Top 5 smartphones to buy this Christmas
Stuck for gifts this year, or after a new phone and not sure which to put on your Christmas list? There’s certainly no shortage of choice with a huge number available from the UK’s networks.
It's particularly tricky for anyone who has been asked to buy a smartphone for someone else; unless you're up on the latest movements in the market the number of handsets available is overwhelming.
To help you decide here's Broadband Genie's pick of five of the top smartphones of 2012 to suit just about any need this festive season.
If you're interested in getting a tablet instead (or as well...) check out our five top tablets article.
Money no object
Android has come along leaps and bounds in the past few years and now accounts for 75% of all smartphones used throughout the world, but the iPhone remains the single most popular handset and is usually the first thing that springs to mind when talking smartphones.
Its deficiencies and flaws are well documented - iOS is a walled garden which Apple rules with an iron fist, it offers little in the way of UI customisation, Apple Maps is a disaster, Siri is pointless and there’s no HDMI out, microSD or other useful hardware features commonly found in the competition.
But the iPhone is slick, fast and easy to use. It manages to offer an incredible wealth of features while still remaining accessible and the vast amount of software on the Apple App Store is a big advantage over competing platforms.
Prices are high though, whether you go contract or purchase a SIM free handset the iPhone will cost you more than any Android or Windows Phone device.

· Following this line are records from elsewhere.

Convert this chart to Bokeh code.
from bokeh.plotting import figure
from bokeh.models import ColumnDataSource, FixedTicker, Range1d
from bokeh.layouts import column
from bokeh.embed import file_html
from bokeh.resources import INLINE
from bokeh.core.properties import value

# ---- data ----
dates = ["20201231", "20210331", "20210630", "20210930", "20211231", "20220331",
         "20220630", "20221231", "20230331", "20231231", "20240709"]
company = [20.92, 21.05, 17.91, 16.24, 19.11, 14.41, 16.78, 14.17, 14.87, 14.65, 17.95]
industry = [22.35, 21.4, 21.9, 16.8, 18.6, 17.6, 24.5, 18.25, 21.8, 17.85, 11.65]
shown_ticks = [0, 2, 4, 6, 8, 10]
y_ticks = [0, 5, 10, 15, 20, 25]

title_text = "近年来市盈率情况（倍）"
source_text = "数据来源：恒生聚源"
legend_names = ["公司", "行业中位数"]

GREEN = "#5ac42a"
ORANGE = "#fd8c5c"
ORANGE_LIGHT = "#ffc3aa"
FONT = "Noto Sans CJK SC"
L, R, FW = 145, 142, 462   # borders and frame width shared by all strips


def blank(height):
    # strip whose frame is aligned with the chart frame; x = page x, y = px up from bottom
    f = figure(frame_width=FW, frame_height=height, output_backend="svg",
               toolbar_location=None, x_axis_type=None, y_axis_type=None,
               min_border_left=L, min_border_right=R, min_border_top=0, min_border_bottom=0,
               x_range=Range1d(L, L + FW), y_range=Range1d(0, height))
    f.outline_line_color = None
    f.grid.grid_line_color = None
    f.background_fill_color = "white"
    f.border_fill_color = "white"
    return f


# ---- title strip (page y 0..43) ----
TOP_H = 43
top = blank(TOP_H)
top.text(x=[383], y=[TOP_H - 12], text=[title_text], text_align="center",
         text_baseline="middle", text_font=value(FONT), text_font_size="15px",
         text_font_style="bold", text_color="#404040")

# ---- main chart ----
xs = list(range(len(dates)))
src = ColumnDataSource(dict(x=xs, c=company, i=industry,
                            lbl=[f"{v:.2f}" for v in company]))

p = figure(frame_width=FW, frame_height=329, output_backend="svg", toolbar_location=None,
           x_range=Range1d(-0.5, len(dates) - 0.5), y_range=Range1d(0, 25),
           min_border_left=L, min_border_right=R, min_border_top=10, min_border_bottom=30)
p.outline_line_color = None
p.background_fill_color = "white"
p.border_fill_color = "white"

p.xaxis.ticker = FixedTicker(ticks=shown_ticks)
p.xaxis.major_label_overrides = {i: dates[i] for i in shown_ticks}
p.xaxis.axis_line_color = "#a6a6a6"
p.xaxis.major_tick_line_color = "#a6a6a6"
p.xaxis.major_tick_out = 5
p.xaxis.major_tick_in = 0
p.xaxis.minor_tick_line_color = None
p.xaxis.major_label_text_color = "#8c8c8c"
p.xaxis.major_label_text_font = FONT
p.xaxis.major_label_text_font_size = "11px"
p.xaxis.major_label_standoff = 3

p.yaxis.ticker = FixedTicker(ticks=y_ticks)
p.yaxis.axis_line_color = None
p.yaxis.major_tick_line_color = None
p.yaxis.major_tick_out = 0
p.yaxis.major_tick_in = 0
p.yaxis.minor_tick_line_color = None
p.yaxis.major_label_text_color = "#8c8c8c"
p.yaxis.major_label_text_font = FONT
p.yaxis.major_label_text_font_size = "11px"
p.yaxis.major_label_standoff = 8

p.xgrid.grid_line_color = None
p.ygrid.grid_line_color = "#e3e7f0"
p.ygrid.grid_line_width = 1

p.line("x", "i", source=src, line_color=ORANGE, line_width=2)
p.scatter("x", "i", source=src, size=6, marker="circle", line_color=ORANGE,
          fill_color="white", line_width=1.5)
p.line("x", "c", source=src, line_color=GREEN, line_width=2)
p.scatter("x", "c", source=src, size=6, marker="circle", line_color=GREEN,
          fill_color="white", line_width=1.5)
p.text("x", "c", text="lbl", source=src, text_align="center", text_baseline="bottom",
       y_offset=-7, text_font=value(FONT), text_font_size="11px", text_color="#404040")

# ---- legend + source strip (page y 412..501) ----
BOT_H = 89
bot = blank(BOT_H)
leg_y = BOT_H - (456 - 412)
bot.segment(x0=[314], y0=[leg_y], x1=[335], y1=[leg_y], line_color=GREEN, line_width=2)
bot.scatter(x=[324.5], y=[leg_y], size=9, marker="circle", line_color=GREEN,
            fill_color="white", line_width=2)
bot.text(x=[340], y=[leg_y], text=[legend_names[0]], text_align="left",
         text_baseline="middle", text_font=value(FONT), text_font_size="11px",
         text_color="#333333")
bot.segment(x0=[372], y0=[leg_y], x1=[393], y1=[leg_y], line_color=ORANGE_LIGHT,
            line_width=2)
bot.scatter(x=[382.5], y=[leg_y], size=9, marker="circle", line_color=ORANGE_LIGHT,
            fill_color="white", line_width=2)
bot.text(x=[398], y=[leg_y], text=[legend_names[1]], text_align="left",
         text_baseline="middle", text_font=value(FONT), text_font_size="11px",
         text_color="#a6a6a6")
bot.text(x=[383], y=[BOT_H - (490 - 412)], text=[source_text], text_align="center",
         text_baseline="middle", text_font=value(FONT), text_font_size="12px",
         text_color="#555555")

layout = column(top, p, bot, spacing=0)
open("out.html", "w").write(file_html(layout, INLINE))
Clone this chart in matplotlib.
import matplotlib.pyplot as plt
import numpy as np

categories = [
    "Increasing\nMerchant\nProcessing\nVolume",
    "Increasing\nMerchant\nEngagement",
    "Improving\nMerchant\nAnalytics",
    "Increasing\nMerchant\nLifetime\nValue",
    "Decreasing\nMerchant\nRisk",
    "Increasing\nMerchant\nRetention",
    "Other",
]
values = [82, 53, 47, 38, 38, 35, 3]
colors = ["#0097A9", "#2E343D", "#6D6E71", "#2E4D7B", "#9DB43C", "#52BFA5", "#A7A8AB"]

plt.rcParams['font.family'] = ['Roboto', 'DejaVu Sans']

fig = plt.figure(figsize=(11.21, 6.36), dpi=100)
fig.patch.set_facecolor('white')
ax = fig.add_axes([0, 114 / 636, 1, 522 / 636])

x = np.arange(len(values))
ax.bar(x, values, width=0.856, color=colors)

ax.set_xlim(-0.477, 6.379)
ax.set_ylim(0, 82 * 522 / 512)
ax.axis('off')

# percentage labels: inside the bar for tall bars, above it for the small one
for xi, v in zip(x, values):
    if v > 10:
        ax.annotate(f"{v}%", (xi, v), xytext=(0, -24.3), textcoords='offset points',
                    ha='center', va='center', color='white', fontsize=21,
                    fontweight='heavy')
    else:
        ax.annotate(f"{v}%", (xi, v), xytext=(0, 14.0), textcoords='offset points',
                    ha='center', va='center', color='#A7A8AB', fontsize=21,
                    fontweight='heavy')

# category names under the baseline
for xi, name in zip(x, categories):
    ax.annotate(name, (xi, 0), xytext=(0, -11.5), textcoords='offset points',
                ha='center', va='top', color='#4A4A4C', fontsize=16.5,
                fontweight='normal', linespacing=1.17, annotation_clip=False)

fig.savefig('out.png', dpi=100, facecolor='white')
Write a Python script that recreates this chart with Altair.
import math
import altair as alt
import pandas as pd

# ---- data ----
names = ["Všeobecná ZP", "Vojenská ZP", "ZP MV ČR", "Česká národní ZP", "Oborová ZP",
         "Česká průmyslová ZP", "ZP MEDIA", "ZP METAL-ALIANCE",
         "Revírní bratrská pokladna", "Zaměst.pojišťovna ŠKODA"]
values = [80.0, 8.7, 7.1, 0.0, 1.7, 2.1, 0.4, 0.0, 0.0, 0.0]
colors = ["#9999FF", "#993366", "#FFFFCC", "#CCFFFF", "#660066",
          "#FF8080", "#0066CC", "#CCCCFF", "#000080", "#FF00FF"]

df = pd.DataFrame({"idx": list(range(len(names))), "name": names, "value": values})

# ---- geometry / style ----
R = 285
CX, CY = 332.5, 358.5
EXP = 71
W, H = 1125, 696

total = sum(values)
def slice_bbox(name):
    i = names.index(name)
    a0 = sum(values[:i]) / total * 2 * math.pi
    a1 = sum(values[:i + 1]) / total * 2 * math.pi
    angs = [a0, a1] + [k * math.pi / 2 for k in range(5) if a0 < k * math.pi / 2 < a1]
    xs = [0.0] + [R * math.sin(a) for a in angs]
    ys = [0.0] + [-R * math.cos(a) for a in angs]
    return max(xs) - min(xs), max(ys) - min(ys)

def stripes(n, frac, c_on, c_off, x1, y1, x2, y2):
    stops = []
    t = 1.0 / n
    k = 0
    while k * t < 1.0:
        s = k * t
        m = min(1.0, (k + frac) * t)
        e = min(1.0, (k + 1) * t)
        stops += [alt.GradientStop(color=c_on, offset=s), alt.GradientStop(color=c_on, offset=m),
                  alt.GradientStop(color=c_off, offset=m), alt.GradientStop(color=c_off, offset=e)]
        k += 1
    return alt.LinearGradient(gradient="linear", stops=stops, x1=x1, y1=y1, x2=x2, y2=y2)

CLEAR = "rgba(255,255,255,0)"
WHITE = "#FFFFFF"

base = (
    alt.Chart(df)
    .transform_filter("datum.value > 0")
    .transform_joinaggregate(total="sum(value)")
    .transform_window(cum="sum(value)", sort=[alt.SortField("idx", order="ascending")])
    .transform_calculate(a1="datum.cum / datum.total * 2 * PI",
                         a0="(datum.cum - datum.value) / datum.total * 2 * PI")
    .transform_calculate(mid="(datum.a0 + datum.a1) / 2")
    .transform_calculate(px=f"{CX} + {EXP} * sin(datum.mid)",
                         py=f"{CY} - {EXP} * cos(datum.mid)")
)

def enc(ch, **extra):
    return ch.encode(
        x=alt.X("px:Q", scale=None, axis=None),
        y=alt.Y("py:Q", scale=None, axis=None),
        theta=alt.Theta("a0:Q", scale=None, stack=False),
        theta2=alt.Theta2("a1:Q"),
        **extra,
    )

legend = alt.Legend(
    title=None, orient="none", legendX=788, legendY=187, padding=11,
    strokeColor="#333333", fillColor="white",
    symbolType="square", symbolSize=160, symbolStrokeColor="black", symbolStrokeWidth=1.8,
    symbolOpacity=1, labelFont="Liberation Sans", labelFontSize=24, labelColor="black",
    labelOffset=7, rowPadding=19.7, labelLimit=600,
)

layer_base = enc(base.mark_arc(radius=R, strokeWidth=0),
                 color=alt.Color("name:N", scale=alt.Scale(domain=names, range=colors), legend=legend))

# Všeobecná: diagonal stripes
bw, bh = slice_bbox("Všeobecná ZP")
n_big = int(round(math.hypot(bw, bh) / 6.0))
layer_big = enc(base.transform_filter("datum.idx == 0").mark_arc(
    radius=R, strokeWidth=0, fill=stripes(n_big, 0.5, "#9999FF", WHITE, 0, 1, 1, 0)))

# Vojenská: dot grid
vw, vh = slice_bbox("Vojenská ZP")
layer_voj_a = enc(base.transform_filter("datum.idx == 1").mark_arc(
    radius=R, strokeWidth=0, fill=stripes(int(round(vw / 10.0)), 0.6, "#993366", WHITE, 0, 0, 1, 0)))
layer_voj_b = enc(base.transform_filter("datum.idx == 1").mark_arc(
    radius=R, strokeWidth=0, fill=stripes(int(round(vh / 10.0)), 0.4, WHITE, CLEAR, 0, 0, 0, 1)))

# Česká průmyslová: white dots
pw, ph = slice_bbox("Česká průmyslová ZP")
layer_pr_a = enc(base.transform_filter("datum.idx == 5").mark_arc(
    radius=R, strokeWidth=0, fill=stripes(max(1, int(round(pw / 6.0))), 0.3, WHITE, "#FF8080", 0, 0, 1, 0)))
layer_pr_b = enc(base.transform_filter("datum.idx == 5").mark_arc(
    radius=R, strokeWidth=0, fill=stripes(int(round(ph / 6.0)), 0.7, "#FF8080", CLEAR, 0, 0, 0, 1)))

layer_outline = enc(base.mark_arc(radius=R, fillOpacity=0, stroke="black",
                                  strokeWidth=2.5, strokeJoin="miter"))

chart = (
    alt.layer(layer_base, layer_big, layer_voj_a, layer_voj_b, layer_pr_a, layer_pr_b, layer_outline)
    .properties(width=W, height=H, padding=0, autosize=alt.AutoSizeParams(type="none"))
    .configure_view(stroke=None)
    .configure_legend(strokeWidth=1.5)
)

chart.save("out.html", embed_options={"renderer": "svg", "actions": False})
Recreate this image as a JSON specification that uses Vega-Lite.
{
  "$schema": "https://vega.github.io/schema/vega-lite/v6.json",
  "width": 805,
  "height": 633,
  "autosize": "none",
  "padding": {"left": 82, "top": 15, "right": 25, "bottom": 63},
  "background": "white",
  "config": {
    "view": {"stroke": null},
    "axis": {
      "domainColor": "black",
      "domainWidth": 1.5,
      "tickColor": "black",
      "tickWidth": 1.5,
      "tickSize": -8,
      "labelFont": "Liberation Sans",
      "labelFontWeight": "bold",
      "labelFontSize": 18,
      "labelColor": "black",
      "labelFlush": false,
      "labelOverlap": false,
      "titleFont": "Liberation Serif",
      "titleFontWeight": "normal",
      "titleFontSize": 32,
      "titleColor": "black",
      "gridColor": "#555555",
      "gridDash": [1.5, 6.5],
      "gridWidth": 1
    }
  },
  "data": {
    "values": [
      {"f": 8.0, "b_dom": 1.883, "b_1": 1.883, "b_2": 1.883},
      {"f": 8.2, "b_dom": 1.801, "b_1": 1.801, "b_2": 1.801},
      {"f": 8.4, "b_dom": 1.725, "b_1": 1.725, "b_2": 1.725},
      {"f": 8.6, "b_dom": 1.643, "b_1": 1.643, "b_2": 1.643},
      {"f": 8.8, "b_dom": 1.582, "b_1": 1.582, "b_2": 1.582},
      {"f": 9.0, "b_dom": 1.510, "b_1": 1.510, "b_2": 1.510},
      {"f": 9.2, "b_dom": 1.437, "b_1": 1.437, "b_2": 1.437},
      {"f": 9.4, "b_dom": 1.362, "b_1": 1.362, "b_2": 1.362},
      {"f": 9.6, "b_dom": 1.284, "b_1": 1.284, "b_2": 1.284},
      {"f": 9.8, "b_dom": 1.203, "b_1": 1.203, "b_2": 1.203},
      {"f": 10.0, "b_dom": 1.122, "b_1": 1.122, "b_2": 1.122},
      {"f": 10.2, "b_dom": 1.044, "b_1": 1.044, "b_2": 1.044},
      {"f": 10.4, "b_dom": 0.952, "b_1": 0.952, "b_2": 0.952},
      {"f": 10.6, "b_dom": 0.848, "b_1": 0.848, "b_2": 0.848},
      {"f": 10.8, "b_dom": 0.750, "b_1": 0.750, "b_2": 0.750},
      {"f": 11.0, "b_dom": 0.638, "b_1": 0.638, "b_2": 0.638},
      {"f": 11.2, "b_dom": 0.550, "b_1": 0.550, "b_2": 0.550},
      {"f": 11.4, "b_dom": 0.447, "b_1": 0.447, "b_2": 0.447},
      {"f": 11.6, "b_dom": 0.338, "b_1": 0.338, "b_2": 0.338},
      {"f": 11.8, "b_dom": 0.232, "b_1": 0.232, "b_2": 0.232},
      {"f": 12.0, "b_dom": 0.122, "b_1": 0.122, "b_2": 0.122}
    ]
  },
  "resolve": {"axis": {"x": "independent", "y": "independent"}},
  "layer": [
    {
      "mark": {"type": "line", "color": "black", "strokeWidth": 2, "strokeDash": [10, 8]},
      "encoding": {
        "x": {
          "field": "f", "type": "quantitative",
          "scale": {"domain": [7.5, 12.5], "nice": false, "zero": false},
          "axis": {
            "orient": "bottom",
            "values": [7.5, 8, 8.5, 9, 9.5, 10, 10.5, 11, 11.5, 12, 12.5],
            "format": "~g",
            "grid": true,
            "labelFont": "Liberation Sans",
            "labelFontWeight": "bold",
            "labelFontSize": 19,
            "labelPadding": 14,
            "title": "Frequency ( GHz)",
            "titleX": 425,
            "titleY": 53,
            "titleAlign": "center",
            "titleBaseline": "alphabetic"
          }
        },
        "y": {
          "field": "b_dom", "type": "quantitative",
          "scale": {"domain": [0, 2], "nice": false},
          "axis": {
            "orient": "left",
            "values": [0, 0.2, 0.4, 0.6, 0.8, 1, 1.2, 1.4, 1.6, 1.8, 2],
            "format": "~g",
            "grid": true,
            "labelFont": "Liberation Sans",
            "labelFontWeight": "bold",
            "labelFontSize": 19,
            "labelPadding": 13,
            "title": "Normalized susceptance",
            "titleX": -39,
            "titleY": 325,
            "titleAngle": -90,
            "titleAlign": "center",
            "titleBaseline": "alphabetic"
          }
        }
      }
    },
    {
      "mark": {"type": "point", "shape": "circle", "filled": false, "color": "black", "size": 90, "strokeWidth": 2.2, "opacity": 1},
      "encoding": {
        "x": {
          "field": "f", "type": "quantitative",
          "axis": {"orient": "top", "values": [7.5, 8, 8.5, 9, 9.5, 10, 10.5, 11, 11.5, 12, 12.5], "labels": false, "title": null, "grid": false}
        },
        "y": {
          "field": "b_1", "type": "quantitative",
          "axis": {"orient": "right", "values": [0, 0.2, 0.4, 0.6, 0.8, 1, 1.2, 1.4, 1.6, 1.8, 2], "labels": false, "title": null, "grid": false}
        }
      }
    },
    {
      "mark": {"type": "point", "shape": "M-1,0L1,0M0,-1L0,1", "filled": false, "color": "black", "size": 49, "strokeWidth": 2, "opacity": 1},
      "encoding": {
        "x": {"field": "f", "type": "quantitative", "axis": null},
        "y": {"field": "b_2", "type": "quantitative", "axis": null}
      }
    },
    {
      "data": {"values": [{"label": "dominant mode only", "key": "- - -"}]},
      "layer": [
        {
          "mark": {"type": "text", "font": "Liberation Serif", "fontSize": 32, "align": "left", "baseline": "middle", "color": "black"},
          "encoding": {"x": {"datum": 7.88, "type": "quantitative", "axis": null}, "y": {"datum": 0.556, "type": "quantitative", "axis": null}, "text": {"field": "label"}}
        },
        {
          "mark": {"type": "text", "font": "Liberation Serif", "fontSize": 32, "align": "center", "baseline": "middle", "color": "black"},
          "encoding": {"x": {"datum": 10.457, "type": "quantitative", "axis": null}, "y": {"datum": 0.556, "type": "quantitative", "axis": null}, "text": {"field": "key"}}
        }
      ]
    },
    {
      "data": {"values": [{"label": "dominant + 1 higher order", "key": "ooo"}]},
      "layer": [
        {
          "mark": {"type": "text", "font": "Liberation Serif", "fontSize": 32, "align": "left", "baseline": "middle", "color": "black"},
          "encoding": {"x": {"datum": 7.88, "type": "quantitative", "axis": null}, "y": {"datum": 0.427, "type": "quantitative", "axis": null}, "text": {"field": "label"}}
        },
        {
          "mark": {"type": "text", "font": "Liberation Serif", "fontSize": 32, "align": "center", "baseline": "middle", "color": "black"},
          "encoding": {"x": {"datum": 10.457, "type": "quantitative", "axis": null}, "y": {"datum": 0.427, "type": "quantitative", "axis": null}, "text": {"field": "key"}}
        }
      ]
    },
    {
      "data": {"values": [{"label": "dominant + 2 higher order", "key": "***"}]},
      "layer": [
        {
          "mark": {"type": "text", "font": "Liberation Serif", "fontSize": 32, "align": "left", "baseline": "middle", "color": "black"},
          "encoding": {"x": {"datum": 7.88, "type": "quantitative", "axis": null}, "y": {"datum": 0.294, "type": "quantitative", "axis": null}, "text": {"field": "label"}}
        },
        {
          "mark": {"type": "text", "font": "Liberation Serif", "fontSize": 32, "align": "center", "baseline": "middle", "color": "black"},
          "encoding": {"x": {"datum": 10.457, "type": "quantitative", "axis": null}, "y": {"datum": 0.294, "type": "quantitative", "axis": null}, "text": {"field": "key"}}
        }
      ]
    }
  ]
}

But if this isn’t a barrier the iPhone 5 remains a top choice for a new smartphone.
Best in class
Competing directly with the iPhone, Samsung’s flagship Galaxy S3 is simply the best Android handset on the market right now, and there’s a case to be made for it being the best smartphone in the world full stop.
Sure, the S3 lacks the sexy metal construction of the iPhone 5, but its polycarbonate shell is light and slim and hides a high capacity battery which gives a very impressive standby time that’s far superior to most other recent smartphones (and it’s removable, not soldered in...).
Even more impressive when you consider it’s powering a 4.8-inch 720p display and quad core processor. And unlike many other recent Android handsets the S3 offers plenty of internal storage (up to 64GB) plus a further 64GB with a microSD card.
The one problem is that it runs Android and if you or your gift recipient is already heavily invested in Apple’s ecosystem it can be a pain to re-purchase favourite games and apps.
You shouldn’t believe those who say Android is harder to use, however; it’s just a far more flexible operating system with different ways of doing the same things. The S3 is also much cheaper the iPhone - it can be yours for just over £300 SIM free, making it a relative bargain.
Budget Android smartphones are not hard to find, sub-£100 models are commonplace, but what’s difficult is finding one that’s not badly compromised in some way. Sure it’s affordable but if the touch screen is rubbish or the phone painfully slow it’s just a false economy.
Design and build quality are surprisingly good for the price, reminiscent of the lower end HTC handsets, but more importantly it’s got a 4-inch display with reasonable 480 x 800 resolution. That’s far better than any other phone in this price range and perfectly serviceable for movies, gaming and web browsing.
And thanks to a 1GHz processor and 512MB RAM it's not too sluggish.
Aside from a weak 5-megapixel camera the internal storage is the worst part of the G300 because there’s only 4GB memory, and much of that is taken up by the system software, but then all you need to do for additional space is add an inexpensive microSD memory card.
Business and/or pleasure
The Note 2 is a mighty behemoth of a smartphone which provides a very different experience to any other handset.
It’s equipped with an enormous 5.5-inch 720p display which dwarfs other big-screen phones. This initially seems silly and making a call can feel like you’re using a gigantic comedy prop, but it’s actually surprisingly comfortable once you get used to it and the advantages of that screen are numerous.
For business use, editing documents and staying in touch with email or IM benefit enormously, particularly since the Note 2 includes an excellent Wacom stylus that’s deeply integrated into the phone’s software to make it more functional than those cheap touch-screen pen accessories.
And of course games and movies are a lot of fun on that display. Its size means it handily doubles as a very portable tablet, good for ebooks and other travel activities.
Yeah, we said the iPhone is expensive, but the older iPhone 4 is still available for around £319 SIM free (or free on various contracts). It doesn’t have the cutting edge hardware of the iPhone 5 but is still capable of running the same apps. The 4S, and even the 5, are quite minor updates on the iPhone 4, which has a very similar design and specification.
If your son or daughter is asking specifically for an iPhone they might be disappointed to get an Android handset instead, the modern equivalent of receiving a Gobot instead of a Transformer. Picking up an older iPhone rather than the latest edition is a good compromise if you balk at the idea of spending upwards of £400-500 on a gift.
£319 is still a lot to spend though, so if they don’t want an iPhone specifically more money can be saved by going for an inexpensive Android smartphone like the Huawei G300 mentioned above, or even the recent Google Nexus 4 which retails at only £239 off-contract.